De vraag is dan ook niet alleen of we de rol van deze stemadviesbureaus nader moeten onderzoeken, maar of we niet eens goed moeten nadenken over de juistheid van deze best-practice, zoals verwoord in de Nederlandse gedragscode.
Wat we nu zien is dat deze beleggers verzekering tegen kritiek op hun stemgedrag kopen door stemadvies af te nemen van bedrijven als ISS en Glass Lewis.
Let wel, dat doen ze omdat het van ze wordt verlangd zoals bijvoorbeeld door de Nederlandse Corporate Governance Code en dat het "kopen van advies" de enige manier is om dat economisch verantwoord te doen.
Wordt het niet eens tijd om deze best-pratice, die al in de code Tabakslat voorkwam, te gaan herzien?

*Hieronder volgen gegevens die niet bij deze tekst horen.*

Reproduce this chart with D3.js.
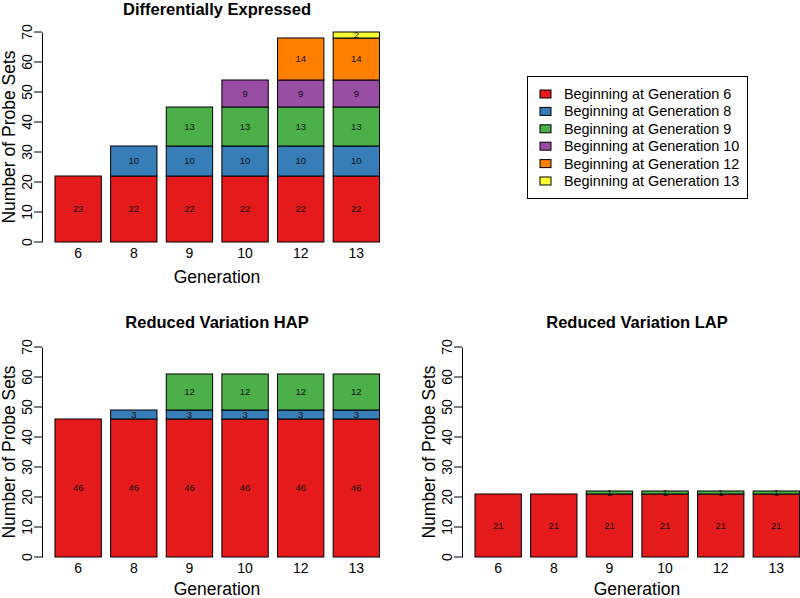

Waarom zou je (zakelijke) beleggers verplichten om naar eigen inzicht te stemmen in de aandeelhoudersvergadering?
Kun je dat niet beter aan hen zelf overlaten?
Met welk recht en met welke empirische onderbouwing is dat een best-practice te noemen?
Daar komt nog bij dat de commissie de invloed van stemadviesbureau's overschat. Ik kan geen enkele empirische onderbouwing vinden voor de hierboven geciteerde bewering van Jos Streppel dat hun macht heel groot is.
Sterker nog, het beperkte beschikbare onderzoek wijst uit dat de invloed van deze bureau's wordt overschat.
Een recent onderzoek van Choi e.a. wijst uit dat een stemadvies van ISS/Risk Metrics 6 tot 10% van de aandeelhouders beïnvloedt. Een onderzoek van Cai e.a. komt op een invloedspercentage van 19%.
Naar mijn mening moeten we in het publieke debat een goed onderscheid moeten maken tussen "gebruikmaken" en "werkelijke invloed" en macht want dat zijn niet dezelfde zaken.